Navigation path on a travel site: from search to booking

The structure of a tourism site is not limited to a menu with tabs. It outlines a conversion-oriented path, broken down into distinct steps that the visitor progresses through in a specific order.

Man consulting a structured travel site on a tablet in an urban café, demonstrating the organization and navigation of a tourism site

First step: exploration. The visitor often arrives via a search engine with a broad query (“Greece trip September” or “all-inclusive Caribbean stay”). The entry page must immediately confirm that they are in the right place, with content structured around the destination, dates, and type of stay.

Second step: comparison. The visitor refines their criteria. Navigation should allow them to filter by budget, duration, type of accommodation, without returning to the homepage. A coherent internal linking between destination pages facilitates this back-and-forth between options.

Third step: decision. The detailed page of a stay concentrates the information that triggers or blocks the booking. The elements that must be included without requiring additional navigation:

  • The total price with any additional fees, displayed at the top of the page to avoid surprise at the time of payment
  • The conditions for modification and cancellation, phrased in plain language rather than legal jargon
  • Reviews or feedback from previous travelers, positioned near the booking button
  • Contact details for a support service reachable before and during the stay

This progression (exploration, comparison, decision) structures the hierarchy of the pages. The site categories reflect these three moments, not a simple alphabetical list of destinations.

Internal linking and SEO of a tourism site

Internal linking, meaning the links between pages of the same site, serves a dual function. For the visitor, it facilitates movement between related content. For search engines like Google, it indicates which pages are priorities and how they relate to each other.

On a travel site, a well-thought-out linking connects each destination page to associated content: practical guides, blog articles about the region, accommodation listings, booking pages. Each internal link must have utility for the reader, not just inflate the number of connections between pages.

A common pitfall is creating dozens of generic internal links (“see also,” “you might also like”) that have no direct relation to what the visitor is viewing. This type of linking dilutes SEO rather than strengthens it, because Google interprets these links as noise rather than a signal of relevance.
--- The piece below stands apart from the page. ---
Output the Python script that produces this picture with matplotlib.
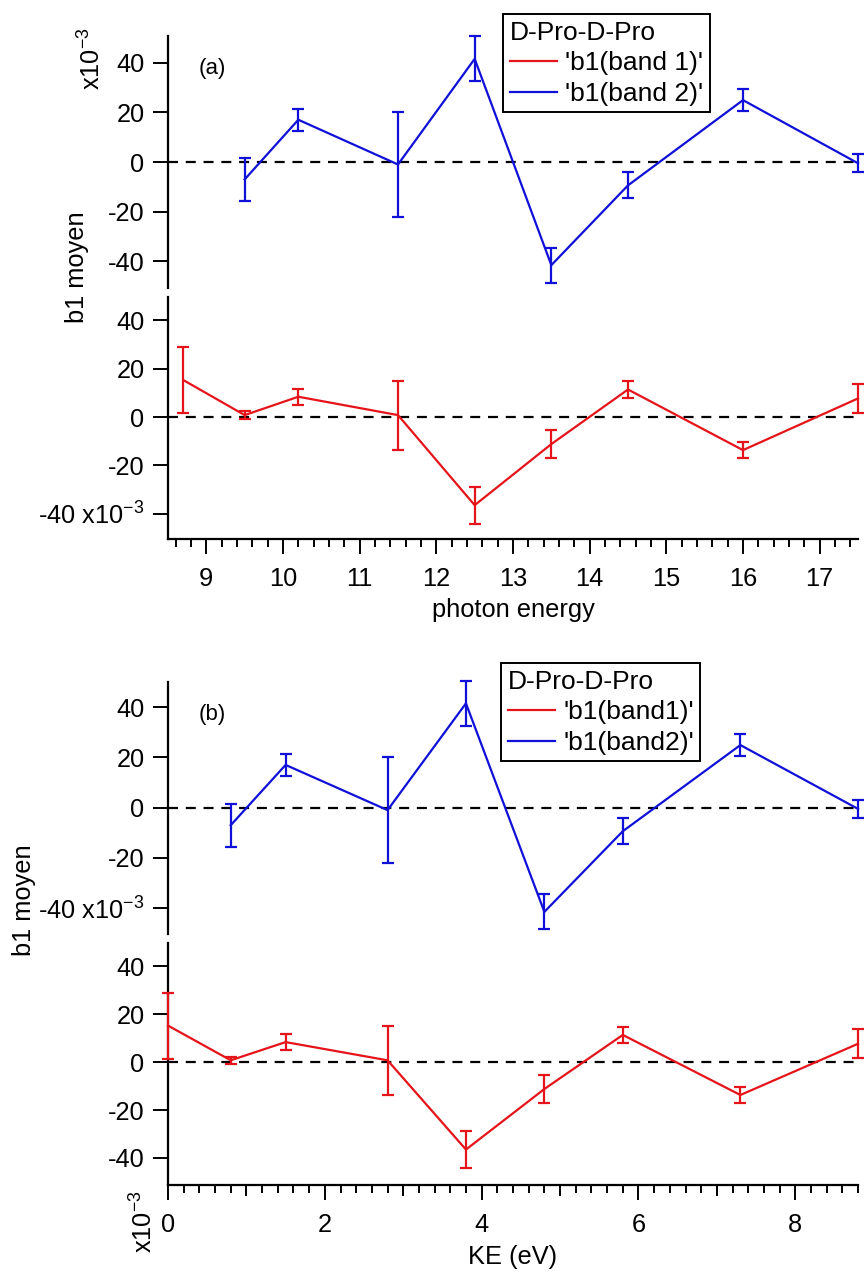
import matplotlib
matplotlib.use("Agg")
import matplotlib.pyplot as plt
from matplotlib.ticker import MultipleLocator

plt.rcParams['font.family'] = ['Liberation Sans', 'DejaVu Sans']
plt.rcParams['mathtext.fontset'] = 'custom'
plt.rcParams['mathtext.rm'] = 'Liberation Sans'
plt.rcParams['axes.unicode_minus'] = False

# data (b1 values in units of 1e-3)
photon_energy = [8.7, 9.5, 10.2, 11.5, 12.5, 13.5, 14.5, 16.0, 17.5]
ke = [0.0, 0.8, 1.5, 2.8, 3.8, 4.8, 5.8, 7.3, 8.8]
band1 = [15.3, 0.8, 8.4, 0.8, -36.5, -11.2, 11.4, -13.7, 7.7]
band1_err = [13.8, 1.5, 3.3, 14.3, 7.7, 5.7, 3.4, 3.3, 6.1]
# band 2 has no point at the first energy
band2 = [-7.0, 17.0, -1.0, 41.5, -41.5, -9.4, 24.9, -0.5]
band2_err = [8.5, 4.5, 21.0, 9.0, 7.0, 5.2, 4.4, 3.6]
yticks = [-40, -20, 0, 20, 40]

RED = '#e5141a'
BLUE = '#1010d8'
FS = 18.3
LFS = 19

fig = plt.figure(figsize=(8.64, 12.75), dpi=100)
W, H = 864, 1275


def box(x0, y0, x1, y1):
    return [x0 / W, 1 - y1 / H, (x1 - x0) / W, (y1 - y0) / H]


def style_y(ax, labels, ylim):
    ax.set_ylim(*ylim)
    ax.set_yticks(yticks)
    ax.set_yticklabels(labels)
    ax.spines['top'].set_visible(False)
    ax.spines['right'].set_visible(False)
    ax.spines['left'].set_linewidth(1.6)
    ax.spines['bottom'].set_linewidth(1.6)
    ax.tick_params(axis='y', direction='out', length=11, width=1.4,
                   pad=6, labelsize=FS)
    ax.axhline(0, color='black', lw=1.6, ls=(0, (4.5, 3.5)), zorder=1)


def draw(ax, x, y, err, color):
    eb = ax.errorbar(x, y, yerr=err, color=color, lw=1.6, elinewidth=1.6,
                     capsize=4.5, capthick=1.6, zorder=3)
    for art in eb.lines[1] + eb.lines[2]:
        art.set_clip_on(False)
    eb.lines[0].set_clip_on(False)
    return eb


def panel(top_y, xdata, xlim, x_major, x_label, tag, legend_xy, names,
          upper_labels, lower_labels, ylims, xlabelpad):
    ax_up = fig.add_axes(box(168, top_y, 858, top_y + 252))
    ax_lo = fig.add_axes(box(168, top_y + 261, 858, top_y + 503))
    for a in (ax_up, ax_lo):
        a.set_xlim(*xlim)
        a.patch.set_visible(False)
    style_y(ax_up, upper_labels, ylims[0])
    style_y(ax_lo, lower_labels, ylims[1])
    ax_up.spines['bottom'].set_visible(False)
    ax_up.tick_params(axis='x', bottom=False, labelbottom=False)

    e2 = draw(ax_up, xdata[1:], band2, band2_err, BLUE)
    e1 = draw(ax_lo, xdata, band1, band1_err, RED)

    ax_lo.xaxis.set_major_locator(MultipleLocator(x_major))
    ax_lo.xaxis.set_minor_locator(MultipleLocator(0.2))
    ax_lo.tick_params(axis='x', which='major', direction='out', length=11,
                      width=1.4, pad=9, labelsize=FS)
    ax_lo.tick_params(axis='x', which='minor', direction='out', length=5.5,
                      width=1.4)
    ax_lo.set_xlabel(x_label, fontsize=FS, labelpad=xlabelpad)

    ax_up.text(0.045, 0.87, tag, transform=ax_up.transAxes, fontsize=16,
               ha='left', va='center')

    leg = fig.legend([e1.lines[0], e2.lines[0]], names, title='D-Pro-D-Pro',
                     loc='upper left', bbox_to_anchor=legend_xy,
                     bbox_transform=fig.transFigure, fontsize=LFS,
                     title_fontsize=LFS, alignment='left', fancybox=False,
                     framealpha=1, edgecolor='black', borderpad=0.25,
                     labelspacing=0.25, handlelength=1.8, handletextpad=0.3,
                     borderaxespad=0)
    leg.get_frame().set_linewidth(1.4)
    return ax_up, ax_lo


# panel (a)
a_up, a_lo = panel(36, photon_energy, (8.5, 17.5), 1, 'photon energy', '(a)',
                   (503 / W, 1 - 14 / H), ["'b1(band 1)'", "'b1(band 2)'"],
                   ['-40', '-20', '0', '20', '40'],
                   ['-40 x10$^{-3}$', '-20', '0', '20', '40'],
                   [(-50.7, 50.7), (-50.5, 49.7)], 5)
fig.text(92 / W, 1 - 59 / H, 'x10$^{-3}$', rotation=90, fontsize=FS,
         ha='center', va='center')
fig.text(77 / W, 1 - 267 / H, 'b1 moyen', rotation=90, fontsize=FS,
         ha='center', va='center')

# panel (b)
b_up, b_lo = panel(682, ke, (0, 8.8), 2, 'KE (eV)', '(b)',
                   (501 / W, 1 - 663 / H), ["'b1(band1)'", "'b1(band2)'"],
                   ['-40 x10$^{-3}$', '-20', '0', '20', '40'],
                   ['-40', '-20', '0', '20', '40'],
                   [(-50.3, 50.0), (-51.3, 49.8)], 6)
# medium ticks at odd KE values
sec = b_lo.secondary_xaxis('bottom')
sec.set_xticks([1, 3, 5, 7])
sec.set_xticklabels([])
sec.tick_params(axis='x', direction='out', length=8, width=1.4)
sec.spines['bottom'].set_visible(False)
fig.text(144 / W, 1 - 1222 / H, 'x10$^{-3}$', rotation=90, fontsize=FS,
         ha='center', va='center')
fig.text(24 / W, 1 - 900 / H, 'b1 moyen', rotation=90, fontsize=FS,
         ha='center', va='center')

fig.savefig('out.png', dpi=100)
Young woman comparing several travel sites on her laptop in a living room, illustrating the search and understanding of the structure of tourism platforms

The sitemap plays a complementary role. It provides an overview of all accessible pages, both for indexing bots and for visitors who prefer to navigate by tree structure rather than search. On a content-rich tourism site, an up-to-date sitemap ensures that no page is orphaned, meaning inaccessible from the rest of the site.

Editorial content and transactional pages: two distinct roles in the architecture

An effective travel site clearly separates its editorial content (guides, articles, tips) from its transactional pages (stay listings, booking forms, payment pages). This distinction is not just technical; it conditions the visitor’s experience.

Editorial content attracts traffic from search engines on informational queries: “when to go to Japan,” “visa requirements Thailand.” Its role is to answer a specific question and then naturally guide to a transactional page through a relevant contextual link.

Transactional pages, on the other hand, are designed to convert. Their structure is more streamlined: less text, more visual elements and action buttons. Mixing the two formats on the same page creates confusion. A visitor reading a guide on the temples of Bali does not want to be interrupted by a booking form in the second paragraph.

  • Editorial pages fuel SEO and the site’s credibility on informational keywords
  • Transactional pages concentrate conversion elements (price, availability, reassurance)
  • The link between the two is through contextual anchors placed where the visitor is ready to take action

Separating informational content and transactional content allows each page to fulfill its objective without interference. It is this distinction, much more than the number of sections in the menu, that determines whether a travel site converts its visitors into travelers.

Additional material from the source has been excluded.